KhronosGroup / Vulkan-Samples

One stop solution for all Vulkan samples
Apache License 2.0
4.33k stars 648 forks source link

Access violation when recreate swapchain #981

Closed Zieng closed 8 months ago

Zieng commented 8 months ago

It seems when you run samples that will recreate swapchain, then you will trigger access violation: image image

Note the views size is some invalid data.

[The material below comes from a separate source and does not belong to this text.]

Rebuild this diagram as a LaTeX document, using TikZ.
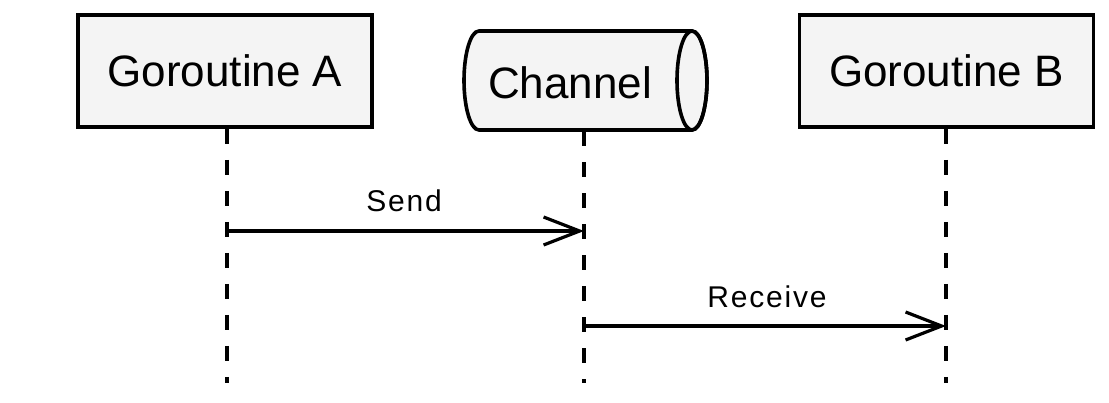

I'm wondering the problem is in the move constructor, we first moved the other, then access its member

HPPAllocated{std::move(other)},
...
views(std::exchange(other.views, {}))

It seems this is not safe in cpp.

To reproduce the issue, I run

vulkan_samples.exe sample ray_tracing_basic

which will call update_swapchain() and cause recreating swapchain.

SaschaWillems commented 8 months ago

Thanks for bringing this up.

Can you add some details? What platform? What device? I can't reproduce it on Windows 11 with an NVIDIA RTX 4070.

@jherico, @asuessenbach : any idea? It might be related to with #906 or #910.

JoseEmilio-ARM commented 8 months ago

I can reproduce with the AFBC sample, after I rebased on #910

SaschaWillems commented 8 months ago

It's even worse for me. For some of the samples I do get access violation at startup, others will now display nothing at all and seem to be stuck with a white screen. And this happens on main. Looks like we broke our samples 😟

I did test when reviewing, and everything was fine back then.

The basic ray tracing sample e.g. doesn't work for me at all anymore. It either throws an access violation right after starting, or is stuck with a white screen. I also see some odd warnings about unsupported swap chain formats. Happens both in release and debug. Same for all other ray tracing samples.

jherico commented 8 months ago

Investigating this. if I can reproduce and it's not immediately obvious what the cause is I'll run a bisect to try to find out when it was introduced.

SaschaWillems commented 8 months ago

Thanks. Very much appreciated 👍🏻

jherico commented 8 months ago

I have a fix, will explain the issue in more detail in the PR.

jherico commented 8 months ago

As I mentioned in the PR, this is because of the violation of an unstated assumption that all the C and C++ wrapper classes will be memory compatible (have the same layout and size). I reordered two members in Image but not in HPPImage in #906, triggering this when #910 was merged and introducing code paths where a Image&& was being passed and implicitly converted to a function taking a HPPImage&&.

A proper long term fix would be to either avoid any code path that does such casting (not sure how that would work with the current design) or to add lots of static_asserts to ensure all the C++ wrappers and their corresponding C wrappers (like HPPImage and Image) are actually memory compatible.

Tat's tricky though. the naïve approach of

static_assert(sizeof(HPPImage) == sizeof(Image), "HPPImage and Image must be memory compatibile");
static_assert(offsetof(HPPImage, create_info) == offsetof(Image, create_info), "HPPImage and Image must be memory compatibile");
static_assert(offsetof(HPPImage, subresource) == offsetof(Image, subresource), "HPPImage and Image must be memory compatibile");
static_assert(offsetof(HPPImage, views) == offsetof(Image, views), "HPPImage and Image must be memory compatibile");

doesn't work because all the members are inaccessible to the global scope. Every pair of classes would need a common friend verification function to do this check, and keeping the checks up to date would be laborious.

I doubt this will be a popular opinion, but I think the framework would be better served by simply adopting the use of the C++ bindings everywhere and stick exlucsively to the sample code as the place to show off C and C++ bindings.

Alternatively, the framework could be set-up to use either the C or the C++ bindings exclusively at configure time rather than picking at runtime, by adding an option to the CMake and using preprocessor directives at build time to select the API. If the use selects the C bindings, the C++ samples could just be excluded from the build (but not vice versa).